In nature, multiphase flows usually occur. These can be considered in a simulation from mass transport to the explicit resolution of phase boundaries and the calculation of individual droplets.
Fire and smoke simulation
With the simulation of fire scenarios it can be proved whether the protection goals, which follow from the „Leitfaden – Ingenieurmethoden des Brandschutzes“, are achieved. The protection goals are valid 2.50 m above the floor and are considered equally for fire scenarios. The protection goal visibility is treated separately, because it is not a direct result of the simulation. Visibility is linked to the spread of carbon monoxide and calculated from its local concentration.
In the verbal representation the terms plume and ceiling jet are used. Plume means the temperature and pollutant plume rising directly from the source of the fire. Within the plume, temperature and pollutant concentrations are extremely high. It is therefore almost impossible to comply with the protection goals inside the plume and in its immediate vicinity.
If the plume meets a ceiling without openings, it will be distributed according to the ceiling geometry. The wall jets that form on the ceiling are called ceiling jets. Ceiling jets can be used to transport large quantities of pollutants to distant parts of a building.

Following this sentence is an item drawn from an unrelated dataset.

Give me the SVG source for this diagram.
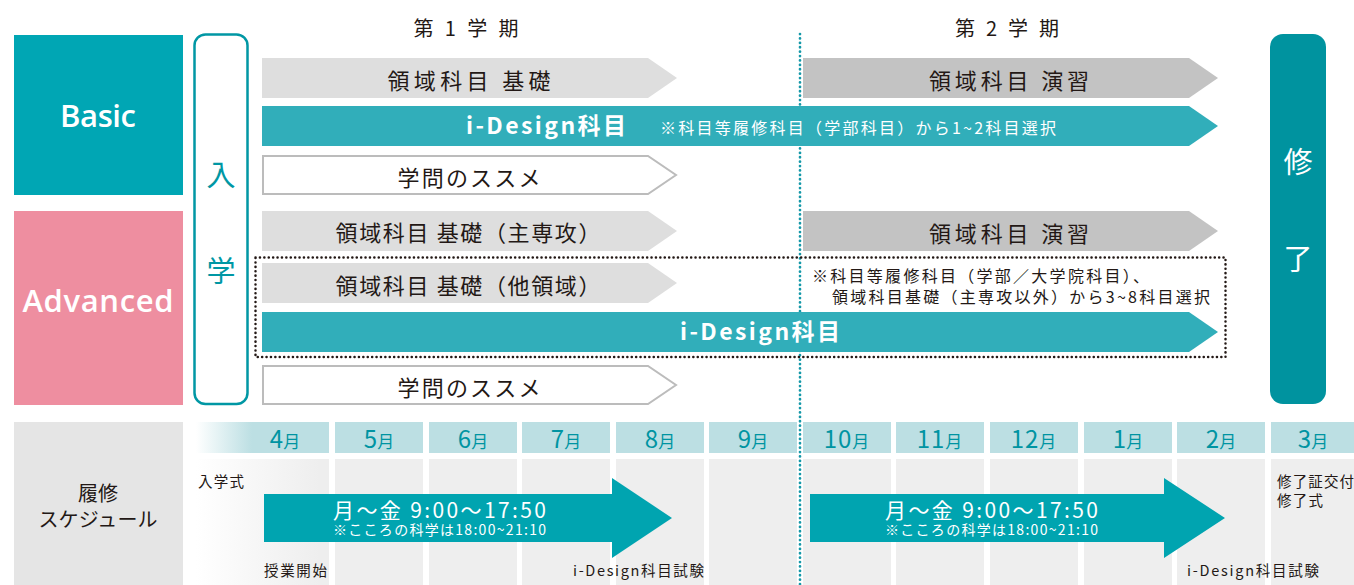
<svg xmlns="http://www.w3.org/2000/svg" width="1354" height="585" viewBox="0 0 1354 585">
<defs>
<style>
text{font-family:"Noto Sans CJK JP","Noto Sans",sans-serif}
.dk{fill:#231815}
.wh{fill:#ffffff}
.lg{fill:#dedede}
.mg{fill:#c3c3c3}
.tl{fill:#31aeba}
.ol{fill:#ffffff;stroke:#bcbcbc;stroke-width:2}
.hd{fill:#bcdfe3}
.bd{fill:#eeeeee}
.mn{fill:#0094a2;font-size:24px}
.mn tspan{font-size:17px}
.sa{fill:#00a4b0}
.lbl{font-size:14.5px;fill:#231815}
.en{font-family:"Open Sans","Noto Sans",sans-serif;font-weight:600;font-size:31px;fill:#ffffff}
</style>
<linearGradient id="hg" gradientUnits="userSpaceOnUse" x1="196" y1="0" x2="252" y2="0">
<stop offset="0" stop-color="#ffffff"/><stop offset="1" stop-color="#bcdfe3"/>
</linearGradient>
<linearGradient id="bg" gradientUnits="userSpaceOnUse" x1="196" y1="0" x2="320" y2="0">
<stop offset="0" stop-color="#ffffff"/><stop offset="1" stop-color="#eeeeee"/>
</linearGradient>
</defs>
<rect width="1354" height="585" fill="#ffffff"/>

<g id="headings">
<text x="466" y="35.5" font-size="20" text-anchor="middle" class="dk" textLength="105">第 1 学 期</text>
<text x="1007" y="35.5" font-size="20" text-anchor="middle" class="dk" textLength="104">第 2 学 期</text>
</g>

<g id="basic">
<rect x="14" y="35" width="169" height="160" fill="#00a6b4"/>
<text class="en" x="98" y="127" text-anchor="middle" textLength="76">Basic</text>
</g>
<g id="advanced">
<rect x="14" y="211" width="169" height="194" fill="#ee8ea0"/>
<text class="en" x="98" y="312" text-anchor="middle" textLength="151">Advanced</text>
</g>
<g id="nyugaku">
<rect x="194.5" y="34.5" width="53" height="369.5" rx="11" fill="#ffffff" stroke="#0097a4" stroke-width="2.5"/>
<text x="221" y="186" font-size="29" text-anchor="middle" fill="#0097a4">入</text>
<text x="221" y="282" font-size="29" text-anchor="middle" fill="#0097a4">学</text>
</g>
<g id="shuryo">
<rect x="1270" y="34" width="56" height="370" rx="13" fill="#00939f"/>
<text x="1298" y="173" font-size="29" text-anchor="middle" class="wh">修</text>
<text x="1298" y="270" font-size="29" text-anchor="middle" class="wh">了</text>
</g>

<g id="connectors">
<line x1="800" y1="34" x2="800" y2="585" stroke="#1498a8" stroke-width="2.7" stroke-linecap="round" stroke-dasharray="0.1 4.3"/>
<rect x="255.5" y="257.5" width="970" height="99.5" fill="none" stroke="#231815" stroke-width="2.5" stroke-linecap="round" stroke-dasharray="0.1 4.3"/>
</g>

<g id="row1-kiso">
<polygon class="lg" points="262,58 648,58 677,78 648,98 262,98"/>
<text x="469" y="88.5" font-size="22" text-anchor="middle" class="dk" textLength="163">領域科目 基礎</text>
</g>
<g id="row1-enshu">
<polygon class="mg" points="803,58 1189,58 1218,78 1189,98 803,98"/>
<text x="1009" y="88.5" font-size="22" text-anchor="middle" class="dk" textLength="160">領域科目 演習</text>
</g>
<g id="row2-idesign">
<polygon class="tl" points="262,106 1189,106 1218,126 1189,146 262,146"/>
<text x="546" y="133.5" font-size="23" font-weight="700" text-anchor="middle" class="wh" textLength="160">i-Design科目</text>
<text x="660" y="134" font-size="16" class="wh" textLength="396">※科目等履修科目（学部科目）から1~2科目選択</text>
</g>
<g id="row3-susume">
<polygon class="ol" points="263,156 648,156 676,175 648,194 263,194"/>
<text x="469" y="185.5" font-size="22" text-anchor="middle" class="dk" textLength="143">学問のススメ</text>
</g>
<g id="row4-kiso">
<polygon class="lg" points="262,211 648,211 677,231 648,251 262,251"/>
<text x="468" y="241" font-size="22" text-anchor="middle" class="dk" textLength="265">領域科目 基礎（主専攻）</text>
</g>
<g id="row4-enshu">
<polygon class="mg" points="803,211 1189,211 1218,231 1189,251 803,251"/>
<text x="1009" y="241.5" font-size="22" text-anchor="middle" class="dk" textLength="160">領域科目 演習</text>
</g>
<g id="row5-kiso">
<polygon class="lg" points="262,263 648,263 677,283 648,303 262,303"/>
<text x="468" y="293.5" font-size="22" text-anchor="middle" class="dk" textLength="265">領域科目 基礎（他領域）</text>
</g>
<g id="row5-note">
<text x="812" y="282" font-size="16" class="dk" textLength="337">※科目等履修科目（学部／大学院科目）、</text>
<text x="832" y="302.5" font-size="16" class="dk" textLength="378">領域科目基礎（主専攻以外）から3~8科目選択</text>
</g>
<g id="row6-idesign">
<polygon class="tl" points="262,312 1189,312 1218,332 1189,352 262,352"/>
<text x="760" y="340" font-size="23" font-weight="700" text-anchor="middle" class="wh" textLength="160">i-Design科目</text>
</g>
<g id="row7-susume">
<polygon class="ol" points="263,366 648,366 676,385 648,404 263,404"/>
<text x="469" y="395.5" font-size="22" text-anchor="middle" class="dk" textLength="143">学問のススメ</text>
</g>

<g id="schedule-label">
<rect x="14" y="422" width="169" height="163" fill="#e5e5e5"/>
<text x="98" y="500.5" font-size="20" text-anchor="middle" class="dk" textLength="40">履修</text>
<text x="98" y="527" font-size="20" text-anchor="middle" class="dk" textLength="119">スケジュール</text>
</g>

<g id="months">
<rect x="196" y="422" width="133" height="31" fill="url(#hg)"/>
<rect x="196" y="459" width="133" height="126" fill="url(#bg)"/>
<rect class="hd" x="335" y="422" width="88" height="31"/><rect class="bd" x="335" y="459" width="88" height="126"/>
<rect class="hd" x="429" y="422" width="88" height="31"/><rect class="bd" x="429" y="459" width="88" height="126"/>
<rect class="hd" x="522" y="422" width="88" height="31"/><rect class="bd" x="522" y="459" width="88" height="126"/>
<rect class="hd" x="616" y="422" width="88" height="31"/><rect class="bd" x="616" y="459" width="88" height="126"/>
<rect class="hd" x="709" y="422" width="88" height="31"/><rect class="bd" x="709" y="459" width="88" height="126"/>
<rect class="hd" x="803" y="422" width="88" height="31"/><rect class="bd" x="803" y="459" width="88" height="126"/>
<rect class="hd" x="896" y="422" width="88" height="31"/><rect class="bd" x="896" y="459" width="88" height="126"/>
<rect class="hd" x="990" y="422" width="88" height="31"/><rect class="bd" x="990" y="459" width="88" height="126"/>
<rect class="hd" x="1084" y="422" width="88" height="31"/><rect class="bd" x="1084" y="459" width="88" height="126"/>
<rect class="hd" x="1177" y="422" width="88" height="31"/><rect class="bd" x="1177" y="459" width="88" height="126"/>
<rect class="hd" x="1271" y="422" width="83" height="31"/><rect class="bd" x="1271" y="459" width="83" height="126"/>
<text class="mn" x="285" y="448" text-anchor="middle">4<tspan>月</tspan></text>
<text class="mn" x="379" y="448" text-anchor="middle">5<tspan>月</tspan></text>
<text class="mn" x="473" y="448" text-anchor="middle">6<tspan>月</tspan></text>
<text class="mn" x="566" y="448" text-anchor="middle">7<tspan>月</tspan></text>
<text class="mn" x="660" y="448" text-anchor="middle">8<tspan>月</tspan></text>
<text class="mn" x="753" y="448" text-anchor="middle">9<tspan>月</tspan></text>
<text class="mn" x="847" y="448" text-anchor="middle" letter-spacing="1">10<tspan>月</tspan></text>
<text class="mn" x="940" y="448" text-anchor="middle" letter-spacing="1">11<tspan>月</tspan></text>
<text class="mn" x="1034" y="448" text-anchor="middle" letter-spacing="1">12<tspan>月</tspan></text>
<text class="mn" x="1128" y="448" text-anchor="middle">1<tspan>月</tspan></text>
<text class="mn" x="1221" y="448" text-anchor="middle">2<tspan>月</tspan></text>
<text class="mn" x="1313" y="448" text-anchor="middle">3<tspan>月</tspan></text>
</g>

<g id="schedule-arrow-1">
<polygon class="sa" points="264,494 612,494 612,478 672,518 612,558 612,542 264,542"/>
<text x="333" y="518" font-size="21" class="wh" textLength="213">月～金 9:00～17:50</text>
<text x="333" y="535" font-size="14" class="wh" textLength="213">※こころの科学は18:00~21:10</text>
</g>
<g id="schedule-arrow-2">
<polygon class="sa" points="810,494 1164,494 1164,478 1225,518 1164,558 1164,542 810,542"/>
<text x="885" y="518" font-size="21" class="wh" textLength="213">月～金 9:00～17:50</text>
<text x="885" y="535" font-size="14" class="wh" textLength="213">※こころの科学は18:00~21:10</text>
</g>

<g id="schedule-labels">
<text class="lbl" x="198" y="487" textLength="46">入学式</text>
<text class="lbl" x="264" y="576" textLength="63">授業開始</text>
<text class="lbl" x="573" y="576" textLength="131">i-Design科目試験</text>
<text class="lbl" x="1187" y="576" textLength="132">i-Design科目試験</text>
<text class="lbl" x="1277" y="487" textLength="77">修了証交付</text>
<text class="lbl" x="1277" y="506" textLength="46">修了式</text>
</g>
</svg>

Plume and Ceiling Jets are central engines that jeopardize compliance with the protection goals.
The pictures show exemplary simulation results for the distribution of flow velocity and CO concentration in a building complex. From the findings, practice-relevant optimization hints can be derived.
Numerical optimization of components | Product development
The flow simulation of assemblies with the help of numerics enables the further development as well as the improvement of, for example, efficiencies without the time-consuming production of all optimization stages.
Contra-rotating axial fan
The contra rotating fan (CRF) impellers increase the efficiency by reducing the usual swirl at the impeller outlet. The CRF is characterized by the use of only one motor and the omission of a gearbox or other mechanical components to achieve contra-rotating operation. Characteristic for this fan is the contactless power transmission into the rotating system, which was additively developed for this application.
Condenser | Heat exchanger
The CFD simulation of a section of a condenser (heat exchanger) has the objective to numerically determine the flow and temperature behavior as well as the cooling and condensation effectiveness.
Transient CFD of a cooling process with sliding meshes
The goal of the transient CFD simulation with sliding mesh is to optimize a cooling process both thermofluiddynamically and with respect to the time sequence. The basic task here is a flow-mechanical revision with the specifications of minimizing the energy input and the process duration for the cooling process.
Simulation of vehicles
The flow simulation of rail and motor vehicles is an alternative to cost-intensive investigations, for example in the wind tunnel.
It enables the optimization of external and internal flows already in an early phase of development or when improving existing vehicles.
Real-Time Simulation CFD | Solver Development
Within the scope of research work, a new, highly efficient flow solver for rapid simulation of indoor air flows was developed, parallelized and extensively tested. With the flow solver laminar and turbulent flows with and without heat transfer and buoyancy effects can be calculated significantly faster than with general purpose simulation programs. The efficiency and accuracy has been proven with numerous fluid mechanical test cases. In contrast to simulations with RANS approaches, the method can also be used to calculate flows in complex geometries very accurately using LES.